4) Ain’t We Lucky We Got ‘Em
If ever there was a television anthem for finding the bright side during hard times, the Good Times theme was it. Temporary layoffs, scratchin’ and survivin’, easy credit ripoffs—I don’t know how James and Florida managed to keep such a positive outlook, but they did it with lots of heart and lots of humor. It also probably helped to have a kid who proclaimed everything was, “Dynomite!”
5) Those Were the Days
It’s human nature to sometimes pine for the way things used to be. Every week, Archie and Edith Bunker taught me the fine art of taking a nostalgic walk down memory lane, all while assuring me that it’s okay to feel a little out of sorts with the changing times. But if the Bunkers thought things were bad in 1971, I can’t imagine what they would lament today. Boy bands? Thong panties? Murses? Perhaps if Archie caught a glimpse of Marilyn Manson, he might finally be happy to have Meathead as his son-in-law.
6) You’re Gonna Make It After All
The theme song from the Mary Tyler Moore Show is all about positivity and girl power and, in my opinion, one of the greatest television theme songs ever written. In only four stanzas, songwriter Paul Williams (“We’ve Only Just Begun” and “Just An Old Fashioned Love Song”) delivers the message that not only is our star Mary special, but she’s gonna make it! She’s gonna take this town! And it’s time for her start living for herself and stop giving to everyone else, damnit! When you listen to the words, you almost have to wonder if Phil Hartman got inspiration for Stuart Smalley from this song. Mary, you’re good enough, you’re smart enough, and goshdarnit, people like you!
7) We’re Movin’ On Up
I’m not a New Yorker, but I’m guessing it’s still pretty exciting to move on up to a deluxe apartment on the east side. But perhaps the most heart-warming thought behind the Jeffersons theme song (and the show itself) is the notion that you’ve got to have someone to share all that with in order to appreciate it (“As long as we live, it’s you and me, baby, ain’t nothin’ wrong with that). Now if somebody could just explain why fish don’t fry in the kitchen and beans don’t burn on the grill …

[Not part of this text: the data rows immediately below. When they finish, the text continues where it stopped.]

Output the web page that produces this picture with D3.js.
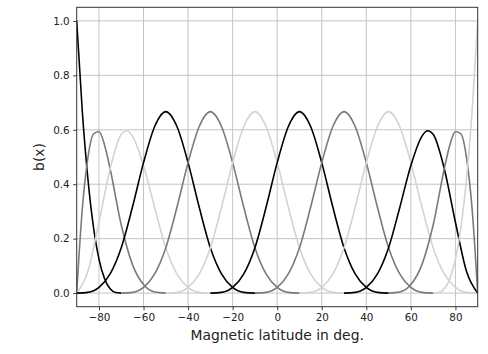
<!DOCTYPE html>
<html>
<head>
<meta charset="utf-8">
<script src="https://cdn.jsdelivr.net/npm/d3@7"></script>
<style>
  body { margin: 0; background: #fff; }
  text { font-family: "DejaVu Sans", sans-serif; fill: #222; }
</style>
</head>
<body>
<div id="chart"></div>
<script>
// basis functions b(x), one array per curve
var bump = [0, 0.0026, 0.0208, 0.0703, 0.1667, 0.3151, 0.4792, 0.6120, 0.6667,
            0.6120, 0.4792, 0.3151, 0.1667, 0.0703, 0.0208, 0.0026, 0];
var bumpLat = [0, 5, 10, 15, 20, 25, 30, 35, 40, 45, 50, 55, 60, 65, 70, 75, 80];

var edge0Lat = [-90, -87.5, -85, -82.5, -80, -77.5, -75, -72.5, -70];
var edge0    = [1, 0.6699, 0.4219, 0.2441, 0.125, 0.0527, 0.0156, 0.0020, 0];

var edge1Lat = [-90, -87.5, -85, -82.5, -80, -77.5, -75, -70, -65, -60, -55, -50];
var edge1    = [0, 0.3081, 0.4961, 0.5845, 0.5938, 0.5444, 0.4570, 0.25, 0.1055, 0.0313, 0.0039, 0];

var edge2Lat = [-90, -85, -80, -75, -70, -67.5, -65, -60, -55, -50, -45, -40, -35, -30];
var edge2    = [0, 0.0794, 0.2604, 0.4570, 0.5833, 0.5962, 0.5768, 0.4688, 0.3138, 0.1667, 0.0703, 0.0208, 0.0026, 0];

var bumpStart = [-90, -70, -50, -30, -10, 10];   // interior curves: left end of support
var curveColors = ['#000000', '#7a7a7a', '#d3d3d3'];

var xTicks = [-80, -60, -40, -20, 0, 20, 40, 60, 80];
var yTicks = [0, 0.2, 0.4, 0.6, 0.8, 1.0];

// assemble the 12 curves
var curves = [];
function add(lats, vals) {
    curves.push(lats.map(function(l, i) { return [l, vals[i]]; }));
}
add(edge0Lat, edge0);
add(edge1Lat, edge1);
add(edge2Lat, edge2);
bumpStart.forEach(function(s) {
    add(bumpLat.map(function(d) { return s + d; }), bump);
});
add(edge2Lat.map(function(d) { return -d; }).reverse(), edge2.slice().reverse());
add(edge1Lat.map(function(d) { return -d; }).reverse(), edge1.slice().reverse());
add(edge0Lat.map(function(d) { return -d; }).reverse(), edge0.slice().reverse());

var width = 488, height = 354;
var margin = {left: 76.7, right: 10.3, top: 7.3, bottom: 47.3};

var xScale = d3.scaleLinear()
    .domain([-90, 90])
    .range([margin.left, width - margin.right]);

var yScale = d3.scaleLinear()
    .domain([-0.05, 1.05])
    .range([height - margin.bottom, margin.top]);

var svg = d3.select('#chart').append('svg')
    .attr('width', width)
    .attr('height', height);

// grid
svg.append('g').selectAll('line').data(xTicks)
    .enter().append('line')
        .attr('x1', function(d) { return xScale(d); })
        .attr('x2', function(d) { return xScale(d); })
        .attr('y1', margin.top)
        .attr('y2', height - margin.bottom)
        .style('stroke', '#c4c4c4')
        .style('stroke-width', 1);

svg.append('g').selectAll('line').data(yTicks)
    .enter().append('line')
        .attr('x1', margin.left)
        .attr('x2', width - margin.right)
        .attr('y1', function(d) { return yScale(d); })
        .attr('y2', function(d) { return yScale(d); })
        .style('stroke', '#c4c4c4')
        .style('stroke-width', 1);

// curves
var line = d3.line()
    .x(function(d) { return xScale(d[0]); })
    .y(function(d) { return yScale(d[1]); })
    .curve(d3.curveMonotoneX);

svg.append('defs').append('clipPath').attr('id', 'clip')
    .append('rect')
        .attr('x', margin.left)
        .attr('y', margin.top)
        .attr('width', width - margin.left - margin.right)
        .attr('height', height - margin.top - margin.bottom);

svg.append('g').attr('clip-path', 'url(#clip)')
    .selectAll('path').data(curves)
    .enter().append('path')
        .attr('d', line)
        .style('fill', 'none')
        .style('stroke', function(d, i) { return curveColors[i % 3]; })
        .style('stroke-width', 1.6);

// axes
var xAxis = svg.append('g')
    .attr('transform', 'translate(0,' + (height - margin.bottom) + ')')
    .call(d3.axisBottom(xScale).tickValues(xTicks).tickSize(3.5).tickPadding(3.5)
        .tickFormat(function(d) { return d < 0 ? '\u2212' + (-d) : d; }));

var yAxis = svg.append('g')
    .attr('transform', 'translate(' + margin.left + ',0)')
    .call(d3.axisLeft(yScale).tickValues(yTicks).tickSize(3.5).tickPadding(3.5)
        .tickFormat(d3.format('.1f')));

[xAxis, yAxis].forEach(function(a) {
    a.select('.domain').remove();
    a.selectAll('line').style('stroke', '#222').style('stroke-width', 0.9);
    a.selectAll('text').style('font-size', '10.4px').style('fill', '#222')
        .style('font-family', '"DejaVu Sans", sans-serif');
});

// frame
svg.append('rect')
    .attr('x', margin.left)
    .attr('y', margin.top)
    .attr('width', width - margin.left - margin.right)
    .attr('height', height - margin.top - margin.bottom)
    .style('fill', 'none')
    .style('stroke', '#333')
    .style('stroke-width', 1);

svg.append('text')
    .attr('x', (margin.left + width - margin.right) / 2)
    .attr('y', 340)
    .attr('text-anchor', 'middle')
    .style('font-size', '13.9px')
    .text('Magnetic latitude in deg.');

svg.append('text')
    .attr('transform', 'translate(44,' + ((margin.top + height - margin.bottom) / 2) + ') rotate(-90)')
    .attr('text-anchor', 'middle')
    .style('font-size', '13.9px')
    .text('b(x)');
</script>
</body>
</html>
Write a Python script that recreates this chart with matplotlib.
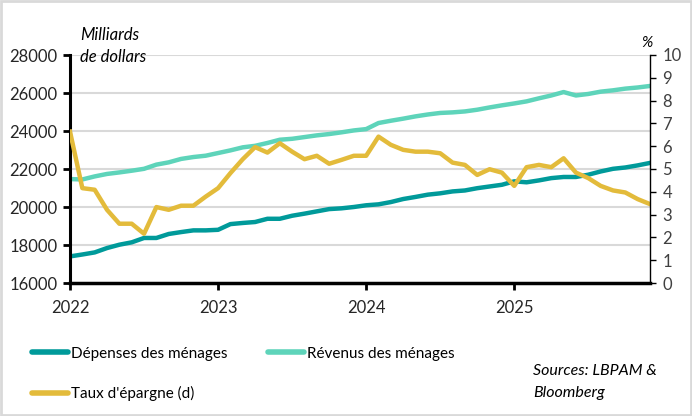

8) Come and Knock On Our Door
What I loved most about the Three’s Company theme song wasn’t the message of community, but more the encouragement to try something different (“Take a step that is new”). Who can argue with the logic that trying new things can help you to see that “Life is a ball again and laughter is calling for you?” Certainly not anyone who snorts when she laughs and wears her hair in a side ponytail, or who frequents a watering hole called The Regal Beagle.
9) Making Their Way the Only Way They Know How
I’ve always wondered about the process songwriters use when writing for TV shows. Are they given a brief about the show? Do they know who’s been cast as the characters before they start writing? Whatever process Waylon Jennings used, he nailed it when he wrote and performed the Dukes of Hazzard theme song. Modern day Robin Hoods and good old boys who don’t mean no harm. Ain’t nothin’ wrong with that, Waylon.
10) You Take the Good, You Take the Bad
It was a tough call between Facts of Life and Diff’rent Strokes (both co-written by Alan Thicke of Growing Pains fame), but the Facts of Life theme songs wins for its no-nonsense encouragement to do some inner therapy when things aren’t going so well, and to ultimately realize that sometimes, well, that’s just the way life goes. I’m sure that logic came in handy for Tootie, when she tried to come to terms with why she was nicknamed after flatulence.